Hourly, Daily is largely a reaction to
the You Am I American experience which had such a euphoric
and yet debilitating effect on the band. In January they
had been asked to tour the States with Soundgarden, probably
the biggest band in the world at the time, at the band's
personal request. Suddenly it was massive outdoor tens of
thousands. They fulfilled their commitments to Soundgarden
and embarked on their own tour, playing anywhere and everywhere
across the country. They shot videos, did interviews and
submerged themselves in the American dream. Then they came
home, drained physically and mentally.
"Americans believe they're the centre
of the planet but that also makes them the most isolated
from the world as it really is. That gets to you. You miss
your home, your suburb, the footy."
"To crack America," chimes in
Russell, "all you need is one song with a catchy chorus.
I mean we'd be in the mid-west and we'd walk into some shitty
record store in the middle of fucking Idaho and there'd
be Tomorrow by Silverchair playing over the speakers. It
really hit home. All that Generation X bullshit has filtered
through to this shitbox town in the middle of nowhere. It's
like a scene from a movie and it scared the shit out of
me because it just fit so well with that sort of mind-set."
The bands love/hate relationship with
the U.S of A. becomes increasingly apparent. Tim Rogers
takes over: "The indie rock Nazis are the same evereywhere.

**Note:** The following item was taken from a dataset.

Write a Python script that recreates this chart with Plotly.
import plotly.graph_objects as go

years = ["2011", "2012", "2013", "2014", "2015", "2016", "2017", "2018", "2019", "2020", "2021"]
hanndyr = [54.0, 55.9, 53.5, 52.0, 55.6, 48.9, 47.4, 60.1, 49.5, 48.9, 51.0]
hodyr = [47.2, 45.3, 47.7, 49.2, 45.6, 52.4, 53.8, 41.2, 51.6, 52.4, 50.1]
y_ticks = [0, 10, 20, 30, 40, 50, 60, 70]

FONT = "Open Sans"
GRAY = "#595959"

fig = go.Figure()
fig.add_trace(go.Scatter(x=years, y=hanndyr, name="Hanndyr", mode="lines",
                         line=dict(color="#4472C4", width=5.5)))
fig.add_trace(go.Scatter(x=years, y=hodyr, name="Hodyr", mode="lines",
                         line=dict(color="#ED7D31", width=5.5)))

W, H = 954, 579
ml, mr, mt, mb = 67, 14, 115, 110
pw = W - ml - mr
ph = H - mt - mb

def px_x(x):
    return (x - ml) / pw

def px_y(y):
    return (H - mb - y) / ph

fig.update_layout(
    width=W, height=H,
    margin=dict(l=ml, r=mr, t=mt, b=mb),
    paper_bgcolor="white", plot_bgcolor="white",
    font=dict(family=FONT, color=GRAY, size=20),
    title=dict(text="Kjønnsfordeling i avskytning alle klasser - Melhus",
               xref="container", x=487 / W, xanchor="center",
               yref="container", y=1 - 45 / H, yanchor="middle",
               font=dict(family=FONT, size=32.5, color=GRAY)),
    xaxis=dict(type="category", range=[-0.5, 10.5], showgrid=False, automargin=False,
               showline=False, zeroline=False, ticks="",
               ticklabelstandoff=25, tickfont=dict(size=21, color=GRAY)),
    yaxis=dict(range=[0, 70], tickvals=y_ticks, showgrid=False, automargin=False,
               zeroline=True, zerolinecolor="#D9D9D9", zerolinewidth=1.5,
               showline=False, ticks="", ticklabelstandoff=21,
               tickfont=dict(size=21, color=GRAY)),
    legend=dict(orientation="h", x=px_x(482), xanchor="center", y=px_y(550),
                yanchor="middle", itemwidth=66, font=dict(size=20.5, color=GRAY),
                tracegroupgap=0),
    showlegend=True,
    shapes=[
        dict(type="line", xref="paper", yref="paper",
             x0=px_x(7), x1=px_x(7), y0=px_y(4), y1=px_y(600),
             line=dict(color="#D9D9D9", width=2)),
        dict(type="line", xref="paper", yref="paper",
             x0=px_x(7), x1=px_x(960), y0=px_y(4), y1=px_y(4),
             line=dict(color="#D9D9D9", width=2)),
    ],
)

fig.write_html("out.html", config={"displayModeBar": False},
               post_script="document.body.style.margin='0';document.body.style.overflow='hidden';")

This one lady from the label we're now on over there was
overheard saying, 'Now tell those boys not to drink before
they go stage and ask them if they can write three choruses
a song', basically telling you how to write an American
radio song! Fuck, that pissed me off. That shit doesn't
matter to us. We'll probably play 50 million shows before
we sell a record but that's just fine with us, it worked
for us here and it's great fun touring. All our favourite
bands never cracked it big anyway. I mean the Pretty Things
were better than the Stones and The Rissiloes were better
than virtually anybody in the late '70s... you almost take
heart to being unsuccessful," he laughs.
Success is something the trio have learnt
to live with since Hi Fi Way was released last year and
made a bee-line for the top slot on the Australian charts.

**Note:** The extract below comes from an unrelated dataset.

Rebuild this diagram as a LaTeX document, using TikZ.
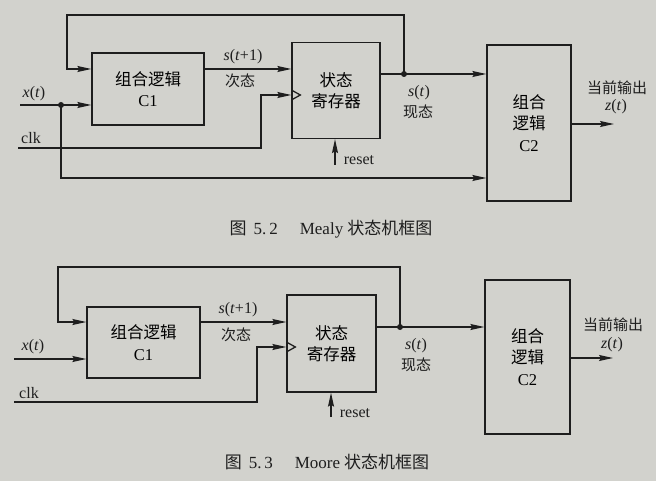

"We definitely didn't think it was
a fantastic record when we finished it," says Tim.
"The whole thing was just a blur. It was all rushed
and ugly and by the end we'd reached a point where we couldn't
listen to it without being too referencial... y'know, 'Shit,
I should've played that there and sung that this way', instead
of being able to say, 'this is a good song and that's a
good song and its a great fucking album'."
It was left to Andy to sum it up: "It
was all too intense. We'd been touring so long that I think
it came out as a Caesarean section rather than a birth.
But it worked."
And so to Hourly, Daily, an album that
was set for release in March, then May and is finally out.
An album where You Am I shrug off the past year's trials
and tribulations and disseminate them in some semblance
of a musical release.
This album was recorded in Sydney with
Wayne Connolly of the band Welcome Mat and Paul McKercher.
Both are close mates of the band and were selected because
"we know 'em and we can yell at 'em." In the past
they'd recorded in America with Sonic Youth honcho Lee Renaldo
but by this stage America was shitting them. They needed
to relax and that meant recording at home.
Hourly, Daily is also notable for its recruitment of jazz
maestro Jackie Orszacsky who did the string and brass arangements
on a number of tracks on the album. It's part of what Tim
Rogers calls "a fruit injection".
Absent from this interview was the defacto
fourth member of You Am I, Greg Hitchcock, formerly of The
Verys and an increasingly frequent contributor to the You
Am I live experience.
"Greg's part of the extended family from a long time
ago," explains Rogers. "We've taken him on the
road with us a few time to help out. More or less he just
embellishes things. We like to think of him as the cream
on the cake."
However, Hitchcock and Orszacsky's contributions
signify You Am I's desire to keep one step ahead of what
is expected of them. When you expect them to go one way
they'll rail against it and deliberately go in the other
direction. Hitchcock and Orszacsky are what Rogers has taken
to calling "fruit".
"It's not as though we're getting
stale. We just wanted the live shows to be a little fruitier.
The thing with Greg is really working itself out. It's yet
to reach its peak. At the very least it gives people something
else to look at on stage.
"There's something very beautiful
about a three-piece powering away but why not throw in a
bit of fruit... it's good for the digestion. The next album
will be less fruity and more completely rocking. I've got
no idea why, I've just got this feeling. At the moment we
like fruity. We'll soon tire of it though."
You Am I have recently returned from three
months in the States as part of the Lollapalooza bill and
are home for their national tour to follow up the release
of Hourly, Daily. The tour is something Rogers admits he
can't wait for.
"I find it quite ludicrous to think
I'm making a wage from something I love doing. You learn
pretty early on. Rock 'n' roll groups don't make money.
You play, have great times with your mates, then you become
an accountant.
"I don't care if people understand what we're doing,
what we're playing or what we're singing about," says
Rogers. "I get my rocks off, that's as far as it goes.
"We're not here to get some sort of message across.
We're full of the history of dirty, smelly, prissy, beautiful,
foppish rock 'n' roll and we live it 200 nights a year.
If people get off on it, I'm glad. That's what Hourly, Daily
means to us. It's us with a fire up our arse and that's
the way it should always be.
"I'd like to think that if we ever got stale we'd just
knock it on the head straight away, but then you play another
gig and it's fucking unreal, get drunk, smash the gear up
and it's the best thing in the world."